What is expected. Write out nothing but the lines from the first line of the entries below through the line with "width=110pt,minimum height=24pt] (g2)"; no pictures go in.

Working data.
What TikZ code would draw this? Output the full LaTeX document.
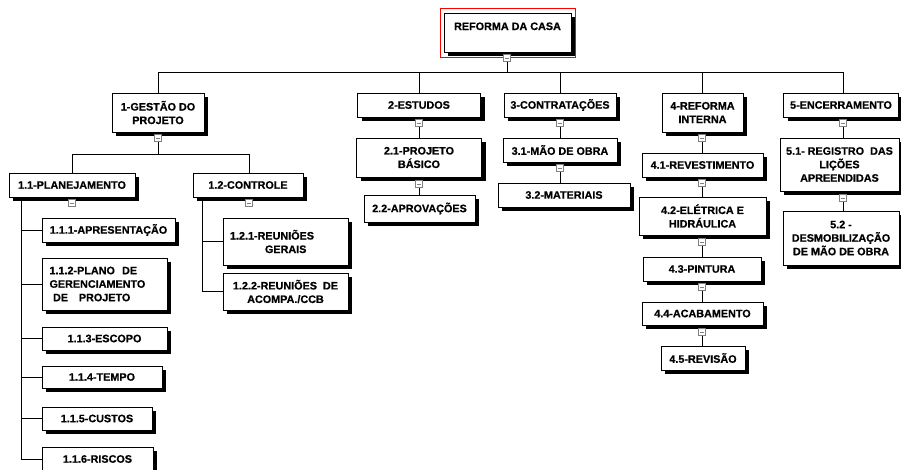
\documentclass[tikz,border=0pt]{standalone}
\usepackage{fontspec}
\setmainfont{Liberation Sans}[BoldFeatures={FakeBold=0.6}]
\usepackage{tikz}
\usetikzlibrary{shadows}

\begin{document}
\begin{tikzpicture}[x=1pt,y=-1pt,
  caixa/.style={draw,fill=white,line width=1pt,inner sep=1pt,align=center,
    font=\bfseries\fontsize{10.8}{13.5}\selectfont,
    drop shadow={shadow xshift=4pt,shadow yshift=-4pt,opacity=1,fill=black}},
  botao/.style={draw=gray,fill=white,line width=0.6pt,minimum size=7.5pt,inner sep=0pt,
    path picture={\draw[line width=0.8pt] ([xshift=-2.2pt]path picture bounding box.center)
      -- ([xshift=2.2pt]path picture bounding box.center);}},
  liga/.style={line width=0.8pt}]
\useasboundingbox (0,0) rectangle (901,469);

% topo
\node[caixa,minimum width=127pt,text height=16pt,text depth=21pt] (raiz) at (507.5,32.5) {REFORMA DA CASA};
\draw[red,line width=0.9pt] ([xshift=-3pt,yshift=4pt]raiz.north west) rectangle ([xshift=4pt,yshift=-5pt]raiz.south east);

% nivel 1
\node[caixa,minimum width=92pt,minimum height=39pt] (g) at (158,112.5) {1-GESTÃO DO\\PROJETO};
\node[caixa,minimum width=123pt,minimum height=24pt] (e) at (419,105) {2-ESTUDOS};
\node[caixa,minimum width=112pt,minimum height=24pt] (c) at (560,105) {3-CONTRATAÇÕES};
\node[caixa,minimum width=81pt,minimum height=39pt] (r) at (702.5,112.5) {4-REFORMA\\INTERNA};
\node[caixa,minimum width=115pt,minimum height=24pt] (n) at (841,105) {5-ENCERRAMENTO};

% 1-gestao
\node[caixa,minimum width=126pt,minimum height=24pt] (g1) at (72,185) {1.1-PLANEJAMENTO};
\node[caixa,minimum width=110pt,minimum height=24pt] (g2) at (248,185) {1.2-CONTROLE};

\node[caixa,minimum width=133pt,minimum height=24pt] (g11) at (108.5,230) {1.1.1-APRESENTAÇÃO};
\node[caixa,minimum width=125pt,minimum height=52pt,align=left,text width=110pt] (g12) at (104.5,284) {1.1.2-PLANO\ \ DE\\GERENCIAMENTO\\\ DE\ \ \ PROJETO};
\node[caixa,minimum width=125pt,minimum height=23pt] (g13) at (104.5,338.5) {1.1.3-ESCOPO};
\node[caixa,minimum width=120pt,minimum height=22pt] (g14) at (102,377) {1.1.4-TEMPO};
\node[caixa,minimum width=110pt,minimum height=23pt] (g15) at (97,418.5) {1.1.5-CUSTOS};
\node[caixa,minimum width=111pt,minimum height=24pt] (g16) at (97.5,459) {1.1.6-RISCOS};

\node[caixa,minimum width=125pt,minimum height=47pt,align=left,text width=111pt] (g21) at (285.5,241.5) {1.2.1-REUNIÕES\\\hspace*{35pt}GERAIS};
\node[caixa,minimum width=125pt,minimum height=37pt] (g22) at (285.5,291.5) {1.2.2-REUNIÕES\ \ DE\\ACOMPA./CCB};

% 2-estudos
\node[caixa,minimum width=125pt,minimum height=39pt] (e1) at (419,157.5) {2.1-PROJETO\\BÁSICO};
\node[caixa,minimum width=111pt,minimum height=27pt] (e2) at (419.5,208.5) {2.2-APROVAÇÕES};

% 3-contratacoes
\node[caixa,minimum width=114pt,minimum height=24pt] (c1) at (560,150) {3.1-MÃO DE OBRA};
\node[caixa,minimum width=132pt,minimum height=24pt] (c2) at (564,195) {3.2-MATERIAIS};

% 4-reforma interna
\node[caixa,minimum width=121pt,minimum height=24pt] (r1) at (702.5,165) {4.1-REVESTIMENTO};
\node[caixa,minimum width=127pt,minimum height=38pt] (r2) at (702.5,216) {4.2-ELÉTRICA E\\HIDRÁULICA};
\node[caixa,minimum width=118pt,minimum height=24pt] (r3) at (702,269) {4.3-PINTURA};
\node[caixa,minimum width=121pt,minimum height=23pt] (r4) at (702.5,313.5) {4.4-ACABAMENTO};
\node[caixa,minimum width=84pt,minimum height=24pt] (r5) at (703,358) {4.5-REVISÃO};

% 5-encerramento
\node[caixa,minimum width=119pt,minimum height=53pt] (n1) at (839.5,164.5) {5.1- REGISTRO\ \ DAS\\LIÇÕES\\APREENDIDAS};
\node[caixa,minimum width=116pt,minimum height=54pt] (n2) at (841,238) {5.2 -\\DESMOBILIZAÇÃO\\DE MÃO DE OBRA};

% botoes de recolher
\foreach \nome/\pos in {t0/{(507,58)}, tg/{(158,138)}, tg1/{(72,203)}, tg2/{(249,203)},
    te/{(419,123)}, te1/{(419,184)}, tc/{(560,123)}, tc1/{(560,168)},
    tr/{(702,138)}, tr1/{(702,183)}, tr2/{(702,242)}, tr3/{(702,287)}, tr4/{(702,332)},
    tn/{(843,123)}, tn1/{(843,198)}}{
    \node[botao] (\nome) at \pos {};
}

% ligacoes
\coordinate (h0) at (507,72);
\draw[liga] (t0) -- (h0);
\foreach \f in {g,e,c,r,tn}{
    \draw[liga] (h0) -| (\f |- g.north);
}
\coordinate (hg) at (158,154);
\draw[liga] (tg) -- (hg);
\draw[liga] (hg) -| (g1.north);
\draw[liga] (hg) -| (tg2 |- g2.north);

\coordinate (v1) at ([xshift=13pt]g1.south west);
\foreach \f in {g11,g12,g13,g14,g15,g16}{
    \draw[liga] (v1) |- (\f.west);
}
\coordinate (v2) at ([xshift=10pt]g2.south west);
\foreach \f in {g21,g22}{
    \draw[liga] (v2) |- (\f.west);
}

\foreach \a/\b in {te/e1, te1/e2, tc/c1, tc1/c2, tr/r1, tr1/r2, tr2/r3, tr3/r4, tr4/r5, tn/n1, tn1/n2}{
    \draw[liga] (\a.south) -- (\a.south |- \b.north);
}

\end{tikzpicture}
\end{document}
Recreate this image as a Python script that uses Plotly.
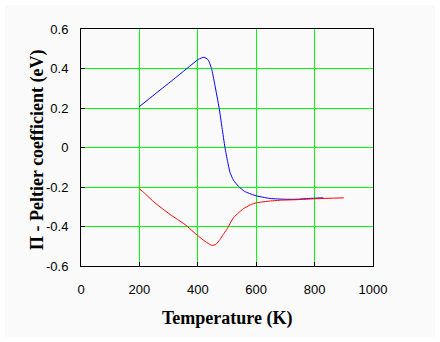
import plotly.graph_objects as go

# Peltier coefficient vs temperature, two carrier branches
temp_blue = [199, 253, 305, 356, 402, 421, 435, 447, 458, 473, 483, 493, 502, 510,
             522, 539, 560, 596, 647, 700, 740, 780, 830]
pi_blue = [0.206, 0.270, 0.331, 0.392, 0.446, 0.457, 0.445, 0.40, 0.32, 0.20, 0.10,
           0.0, -0.07, -0.125, -0.165, -0.196, -0.222, -0.243, -0.258, -0.262,
           -0.262, -0.258, -0.255]

temp_red = [200, 215, 253, 305, 356, 402, 425, 448, 462, 476, 487, 499, 522, 540,
            556, 580, 601, 641, 682, 740, 808, 900]
pi_red = [-0.209, -0.228, -0.28, -0.339, -0.39, -0.449, -0.475, -0.496, -0.49,
          -0.466, -0.441, -0.415, -0.356, -0.33, -0.31, -0.29, -0.28, -0.272,
          -0.267, -0.264, -0.259, -0.255]

x_ticks = [0, 200, 400, 600, 800, 1000]
y_ticks = [0.6, 0.4, 0.2, 0, -0.2, -0.4, -0.6]
y_tick_text = ["0.6", "0.4", "0.2", "0", "-0.2", "-0.4", "-0.6"]

W, H = 440, 342
L, R, T, B = 81, 67, 29, 76
pw, ph = W - L - R, H - T - B


def px_to_paper_x(px):
    return (px - L) / pw


def px_to_paper_y(py):
    return (H - B - py) / ph


fig = go.Figure()
fig.add_trace(go.Scatter(x=temp_blue, y=pi_blue, mode="lines",
                         line=dict(color="#0000FF", width=1, shape="spline", smoothing=0.5),
                         showlegend=False))
fig.add_trace(go.Scatter(x=temp_red, y=pi_red, mode="lines",
                         line=dict(color="#FF0000", width=1, shape="spline", smoothing=0.5),
                         showlegend=False))

tick_font = dict(family="Liberation Sans, Arial, sans-serif", size=13, color="black")
title_font = dict(family="Liberation Serif, Times New Roman, serif", size=18, color="black")

fig.update_xaxes(range=[0, 1000], tickvals=x_ticks, showgrid=True, gridcolor="#00FF00",
                 gridwidth=1, showline=True, linecolor="black", linewidth=1, mirror=True,
                 ticks="inside", ticklen=4, tickcolor="black", tickfont=tick_font,
                 zeroline=False, ticklabelstandoff=11)
fig.update_yaxes(range=[-0.6, 0.6], tickvals=y_ticks, ticktext=y_tick_text, showgrid=True,
                 gridcolor="#00FF00", gridwidth=1, showline=True, linecolor="black",
                 linewidth=1, mirror=True, ticks="inside", ticklen=4, tickcolor="black",
                 tickfont=tick_font, zeroline=False, ticklabelstandoff=9)

# light panel with a thin white rim
fig.add_shape(type="rect", xref="paper", yref="paper", layer="below",
              x0=px_to_paper_x(5), x1=px_to_paper_x(435),
              y0=px_to_paper_y(337), y1=px_to_paper_y(5),
              fillcolor="#FAFAFA", line=dict(width=0))

fig.add_annotation(text="<b>Temperature (K)</b>", xref="paper", yref="paper",
                   x=px_to_paper_x(227), y=px_to_paper_y(318), showarrow=False,
                   font=title_font, xanchor="center", yanchor="middle")
fig.add_annotation(text="<b>\u03a0 - Peltier coefficient (eV)</b>", xref="paper", yref="paper",
                   x=px_to_paper_x(37), y=px_to_paper_y(150), showarrow=False,
                   textangle=-90, font=title_font, xanchor="center", yanchor="middle")

fig.update_layout(width=W, height=H, margin=dict(l=L, r=R, t=T, b=B),
                  paper_bgcolor="white", plot_bgcolor="#FAFAFA")

fig.write_html("out.html")
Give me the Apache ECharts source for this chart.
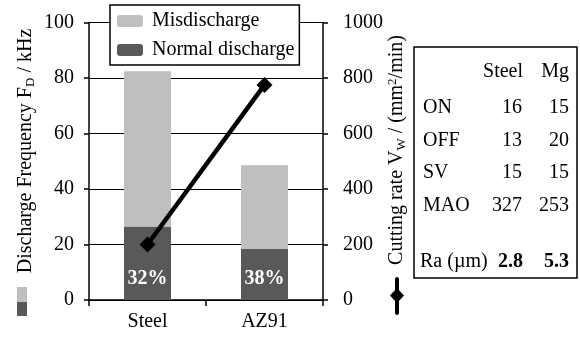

Solved problem.
What TikZ code would draw this? Output the full LaTeX document.
\documentclass[tikz,border=0pt]{standalone}
\usepackage{fontspec}
\setmainfont{Liberation Sans}[BoldFeatures={FakeBold=0.6}]
\usepackage{tikz}
\usetikzlibrary{shadows}

\begin{document}
\begin{tikzpicture}[x=1pt,y=-1pt,
  caixa/.style={draw,fill=white,line width=1pt,inner sep=1pt,align=center,
    font=\bfseries\fontsize{10.8}{13.5}\selectfont,
    drop shadow={shadow xshift=4pt,shadow yshift=-4pt,opacity=1,fill=black}},
  botao/.style={draw=gray,fill=white,line width=0.6pt,minimum size=7.5pt,inner sep=0pt,
    path picture={\draw[line width=0.8pt] ([xshift=-2.2pt]path picture bounding box.center)
      -- ([xshift=2.2pt]path picture bounding box.center);}},
  liga/.style={line width=0.8pt}]
\useasboundingbox (0,0) rectangle (901,469);

% topo
\node[caixa,minimum width=127pt,text height=16pt,text depth=21pt] (raiz) at (507.5,32.5) {REFORMA DA CASA};
\draw[red,line width=0.9pt] ([xshift=-3pt,yshift=4pt]raiz.north west) rectangle ([xshift=4pt,yshift=-5pt]raiz.south east);

% nivel 1
\node[caixa,minimum width=92pt,minimum height=39pt] (g) at (158,112.5) {1-GESTÃO DO\\PROJETO};
\node[caixa,minimum width=123pt,minimum height=24pt] (e) at (419,105) {2-ESTUDOS};
\node[caixa,minimum width=112pt,minimum height=24pt] (c) at (560,105) {3-CONTRATAÇÕES};
\node[caixa,minimum width=81pt,minimum height=39pt] (r) at (702.5,112.5) {4-REFORMA\\INTERNA};
\node[caixa,minimum width=115pt,minimum height=24pt] (n) at (841,105) {5-ENCERRAMENTO};

% 1-gestao
\node[caixa,minimum width=126pt,minimum height=24pt] (g1) at (72,185) {1.1-PLANEJAMENTO};
\node[caixa,minimum width=110pt,minimum height=24pt] (g2) at (248,185) {1.2-CONTROLE};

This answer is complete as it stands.